Kenyan Constitutional Reform and Michel Martin interview with Johnnie Carson

NPR’s Michel Martin interviewed Obama’s Asst. Secretary of State for Africa last week on “Tell Me More”–transcript is up on NPR.org.

Interesting that Martin starts with Kenya and the second anniversary of the election violence.  Carson is very specific that Kenya needs a new constitution and that it needs to include “a sharing of power” between “the” president and “the” prime minister, devolution of power to the provinces, and “a land reform bill”.  This raises the question of what the US role might be in moving the constitutional negotiation in that direction–and why.

Also significant is that Carson specifies the new constitution in the context of increased “goodwill and cooperation” among the current Kenyan political players.  Nothing said about impunity, the ICC, justice, corruption, et al.

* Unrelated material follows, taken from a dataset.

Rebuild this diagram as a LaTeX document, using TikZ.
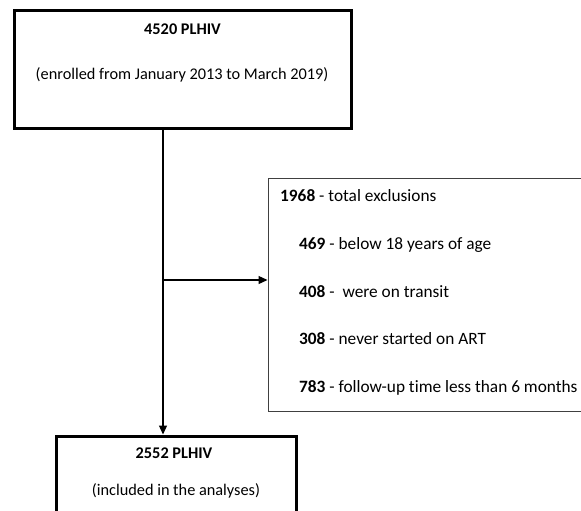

Personally, I am more interested in “power sharing” between branches of government than in having a shared executive role, which in my view doesn’t do much for accountability.  I’m old enough to remember (from junior high school days) the brief flirtation with the idea of a Ford and Reagan “co-presidency” at the Republican Party convention.  Seems like everyone ended up agreeing it just wasn’t workable here.  It’s hard to make this succeed as a compromise deal negotiated between two individuals; not sure it isn’t harder to come up with a way to structure it systemically as a permanent choice in the constitution.

Land reform is crucial, of course, and the problem gets worse and worse as the population grows at a 2.7% clip–but the present Kenyan instutitions and the present crop of political leaders are, to my way of thinking, “no how, no way” ready, willing or able to tackle this until other reforms are effectuated.  Start by admitting that the problems are, in fact, unfixable and have no good solutions.  There is a price to be paid for all those years of corruption, venality and tribalism.  I wonder what the United States and other Western countries were doing about this back when the Kenyan population was 20 million instead of 40 million and the options were better? 

Regardless of any of the policy preferences of any of us in the US, however, I do completely agree that Kenyans need the opportunity to have the constitutional reform process move forward at pace, and go to vote in a referendum on the final product.  It seems to me that Kenyans are pretty well aware at this point that, in general, the political leadership does not have their best interests all that much in mind–giving the public the opportunity to have a direct say, for the first time since December 27, 2007 is crucial to restoring functional democracy.